Instructions to follow
Leave out the pictures and retype only the lines from the opening line to the line that holds "return (H - B - yp) / ph", both ends included.

Recorded information
*****

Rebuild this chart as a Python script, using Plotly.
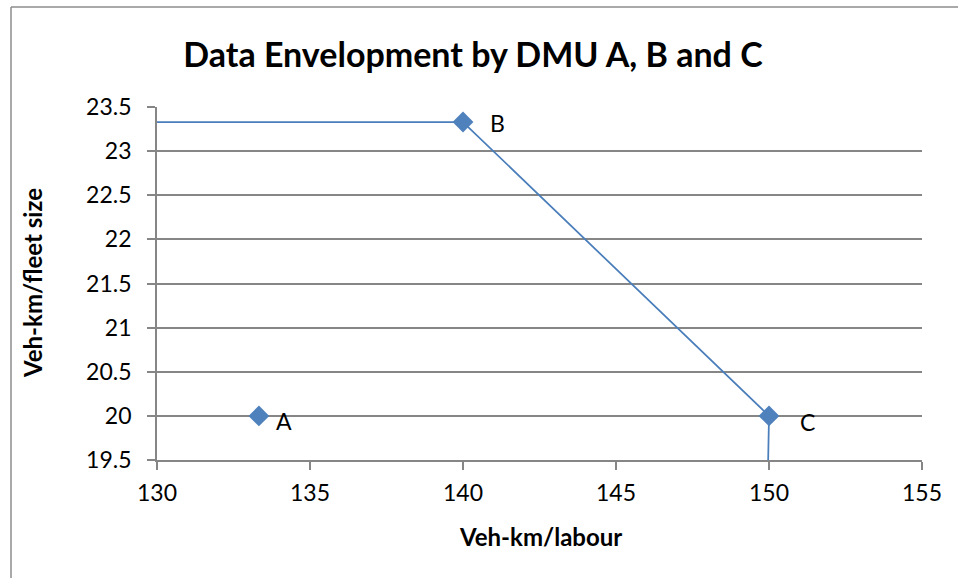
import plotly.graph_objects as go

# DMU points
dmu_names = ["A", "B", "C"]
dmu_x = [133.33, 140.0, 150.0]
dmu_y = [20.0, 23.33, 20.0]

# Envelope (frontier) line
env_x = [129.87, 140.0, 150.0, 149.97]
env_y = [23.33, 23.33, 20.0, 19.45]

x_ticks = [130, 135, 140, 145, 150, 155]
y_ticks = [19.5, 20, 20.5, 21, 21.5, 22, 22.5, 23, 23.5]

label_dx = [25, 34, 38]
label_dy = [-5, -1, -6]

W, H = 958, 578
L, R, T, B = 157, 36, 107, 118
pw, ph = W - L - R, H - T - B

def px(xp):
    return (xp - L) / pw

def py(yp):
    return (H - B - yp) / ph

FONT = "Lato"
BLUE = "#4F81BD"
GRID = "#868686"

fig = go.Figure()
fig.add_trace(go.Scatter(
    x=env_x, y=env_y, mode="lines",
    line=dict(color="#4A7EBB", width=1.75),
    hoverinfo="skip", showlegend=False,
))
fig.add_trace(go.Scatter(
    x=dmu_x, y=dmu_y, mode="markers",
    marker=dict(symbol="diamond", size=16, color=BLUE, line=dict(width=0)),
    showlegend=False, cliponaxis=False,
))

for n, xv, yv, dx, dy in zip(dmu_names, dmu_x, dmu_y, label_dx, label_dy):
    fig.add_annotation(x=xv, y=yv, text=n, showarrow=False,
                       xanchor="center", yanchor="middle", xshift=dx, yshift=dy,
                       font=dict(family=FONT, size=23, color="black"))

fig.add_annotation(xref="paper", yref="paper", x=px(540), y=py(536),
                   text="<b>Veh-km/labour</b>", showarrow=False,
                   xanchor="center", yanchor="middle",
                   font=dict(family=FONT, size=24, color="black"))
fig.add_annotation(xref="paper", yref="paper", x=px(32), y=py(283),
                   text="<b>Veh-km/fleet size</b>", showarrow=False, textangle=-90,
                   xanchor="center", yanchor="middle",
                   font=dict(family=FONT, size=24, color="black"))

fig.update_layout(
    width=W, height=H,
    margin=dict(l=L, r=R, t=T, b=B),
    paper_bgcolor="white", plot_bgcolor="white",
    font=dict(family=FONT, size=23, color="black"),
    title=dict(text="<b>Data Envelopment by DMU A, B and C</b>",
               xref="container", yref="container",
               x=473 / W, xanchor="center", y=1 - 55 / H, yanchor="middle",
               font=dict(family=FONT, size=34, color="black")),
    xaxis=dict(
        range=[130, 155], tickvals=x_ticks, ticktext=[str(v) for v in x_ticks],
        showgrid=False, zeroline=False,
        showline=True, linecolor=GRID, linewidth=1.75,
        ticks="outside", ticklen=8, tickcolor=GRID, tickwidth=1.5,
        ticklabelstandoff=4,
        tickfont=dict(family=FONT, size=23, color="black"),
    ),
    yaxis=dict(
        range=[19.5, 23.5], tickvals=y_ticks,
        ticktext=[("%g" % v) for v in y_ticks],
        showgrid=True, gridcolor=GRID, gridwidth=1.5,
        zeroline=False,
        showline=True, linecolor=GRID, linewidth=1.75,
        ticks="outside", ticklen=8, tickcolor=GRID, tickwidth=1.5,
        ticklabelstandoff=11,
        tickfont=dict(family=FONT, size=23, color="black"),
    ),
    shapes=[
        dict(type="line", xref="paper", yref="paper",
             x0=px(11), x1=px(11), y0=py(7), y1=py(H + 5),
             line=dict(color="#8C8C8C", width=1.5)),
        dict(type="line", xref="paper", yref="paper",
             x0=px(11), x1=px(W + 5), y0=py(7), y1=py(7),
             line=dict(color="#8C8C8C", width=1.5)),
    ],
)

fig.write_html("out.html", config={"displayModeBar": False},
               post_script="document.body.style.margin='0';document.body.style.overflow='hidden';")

*****

Finished answer
Rebuild this chart as a Python script, using Plotly.
import plotly.graph_objects as go

# DMU points
dmu_names = ["A", "B", "C"]
dmu_x = [133.33, 140.0, 150.0]
dmu_y = [20.0, 23.33, 20.0]

# Envelope (frontier) line
env_x = [129.87, 140.0, 150.0, 149.97]
env_y = [23.33, 23.33, 20.0, 19.45]

x_ticks = [130, 135, 140, 145, 150, 155]
y_ticks = [19.5, 20, 20.5, 21, 21.5, 22, 22.5, 23, 23.5]

label_dx = [25, 34, 38]
label_dy = [-5, -1, -6]

W, H = 958, 578
L, R, T, B = 157, 36, 107, 118
pw, ph = W - L - R, H - T - B

def px(xp):
    return (xp - L) / pw

def py(yp):
    return (H - B - yp) / ph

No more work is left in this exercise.